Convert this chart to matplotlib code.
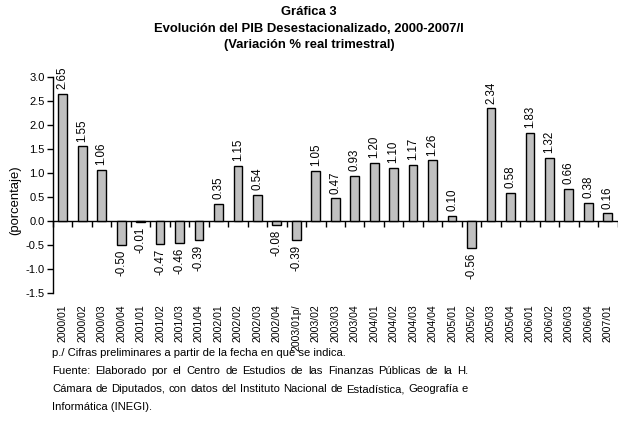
import matplotlib
matplotlib.use("Agg")
import matplotlib.pyplot as plt
import numpy as np

plt.rcParams['font.family'] = ['Liberation Sans', 'DejaVu Sans']
plt.rcParams['axes.unicode_minus'] = False

categories = ["2000/01", "2000/02", "2000/03", "2000/04",
              "2001/01", "2001/02", "2001/03", "2001/04",
              "2002/01", "2002/02", "2002/03", "2002/04",
              "2003/01p/", "2003/02", "2003/03", "2003/04",
              "2004/01", "2004/02", "2004/03", "2004/04",
              "2005/01", "2005/02", "2005/03", "2005/04",
              "2006/01", "2006/02", "2006/03", "2006/04",
              "2007/01"]
values = [2.65, 1.55, 1.06, -0.50,
          -0.01, -0.47, -0.46, -0.39,
          0.35, 1.15, 0.54, -0.08,
          -0.39, 1.05, 0.47, 0.93,
          1.20, 1.10, 1.17, 1.26,
          0.10, -0.56, 2.34, 0.58,
          1.83, 1.32, 0.66, 0.38,
          0.16]
yticks = [-1.5, -1.0, -0.5, 0.0, 0.5, 1.0, 1.5, 2.0, 2.5, 3.0]

W, H = 618, 430
fig = plt.figure(figsize=(W / 100, H / 100), dpi=100)
left, right, top, bottom = 53, 617.5, 76.7, 293.3
ax = fig.add_axes([left / W, 1 - bottom / H, (right - left) / W, (bottom - top) / H])

x = np.arange(len(categories))
bars = ax.bar(x, values, width=0.45, color="#C0C0C0", edgecolor="black", linewidth=1.0, zorder=3)

ax.set_xlim(-0.5, len(categories) - 0.5)
ax.set_ylim(-1.5, 3.0)
ax.set_yticks(yticks)
ax.set_yticklabels([f"{v:.1f}" for v in yticks], fontsize=8)
ax.tick_params(axis='y', direction='out', length=4, width=1, pad=2)

ax.set_xticks(x)
ax.set_xticklabels(categories, rotation=90, fontsize=7.6, va='top', ha='center')
ax.tick_params(axis='x', length=0, pad=8)

for s in ['top', 'right', 'bottom']:
    ax.spines[s].set_visible(False)
ax.spines['left'].set_linewidth(1)

# zero axis with boundary ticks
sec = ax.secondary_xaxis(1.5 / 4.5)
sec.set_xticks(np.arange(len(categories) + 1) - 0.5)
sec.set_xticklabels([])
sec.tick_params(axis='x', direction='out', length=4, width=1)
sec.spines['bottom'].set_linewidth(1)

for xi, v in zip(x, values):
    if v >= 0:
        ax.annotate(f"{v:.2f}", (xi, v), xytext=(0, 3.5), textcoords='offset points',
                    rotation=90, ha='center', va='bottom', fontsize=8.3)
    else:
        ax.annotate(f"{v:.2f}", (xi, v), xytext=(0, -3.5), textcoords='offset points',
                    rotation=90, ha='center', va='top', fontsize=8.3)

fig.text(15 / W, 1 - 200 / H, "(porcentaje)", rotation=90, ha='center', va='center', fontsize=9.4)

fig.text(0.5, 1 - 12 / H, "Gráfica 3", ha='center', va='center', fontsize=9.4, fontweight='bold')
fig.text(0.5, 1 - 28.5 / H, "Evolución del PIB Desestacionalizado, 2000-2007/I", ha='center', va='center',
         fontsize=9.4, fontweight='bold')
fig.text(0.5, 1 - 45 / H, "(Variación % real trimestral)", ha='center', va='center', fontsize=9.4,
         fontweight='bold')

notes = ["p./ Cifras preliminares a partir de la fecha en que se indica.",
         "Fuente: Elaborado por el Centro de Estudios de las Finanzas Públicas de la H.",
         "Cámara de Diputados, con datos del Instituto Nacional de Estadística, Geografía e",
         "Informática (INEGI)."]
justify = [False, True, True, False]
note_fs = 8.15
x0, x1 = 52, 468
renderer = fig.canvas.get_renderer()
for i, (n, j) in enumerate(zip(notes, justify)):
    yfig = 1 - (353 + i * 18) / H
    if not j:
        fig.text(x0 / W, yfig, n, ha='left', va='center', fontsize=note_fs)
        continue
    words = n.split(" ")
    texts = [fig.text(0, yfig, w, ha='left', va='center', fontsize=note_fs) for w in words]
    widths = [t.get_window_extent(renderer).width for t in texts]
    gap = ((x1 - x0) - sum(widths)) / (len(words) - 1)
    pos = x0
    for t, wd in zip(texts, widths):
        t.set_x(pos / W)
        pos += wd + gap

fig.savefig("out.png", dpi=100)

**WHAT THE TASK ASKS**
Repeat the lines of the listing above verbatim, beginning at its first line and ending at the line containing "plt.rcParams['axes.unicode_minus'] = False", which is included. Omit pictures.

**ANSWER TO THIS EXERCISE**
Convert this chart to matplotlib code.
import matplotlib
matplotlib.use("Agg")
import matplotlib.pyplot as plt
import numpy as np

plt.rcParams['font.family'] = ['Liberation Sans', 'DejaVu Sans']
plt.rcParams['axes.unicode_minus'] = False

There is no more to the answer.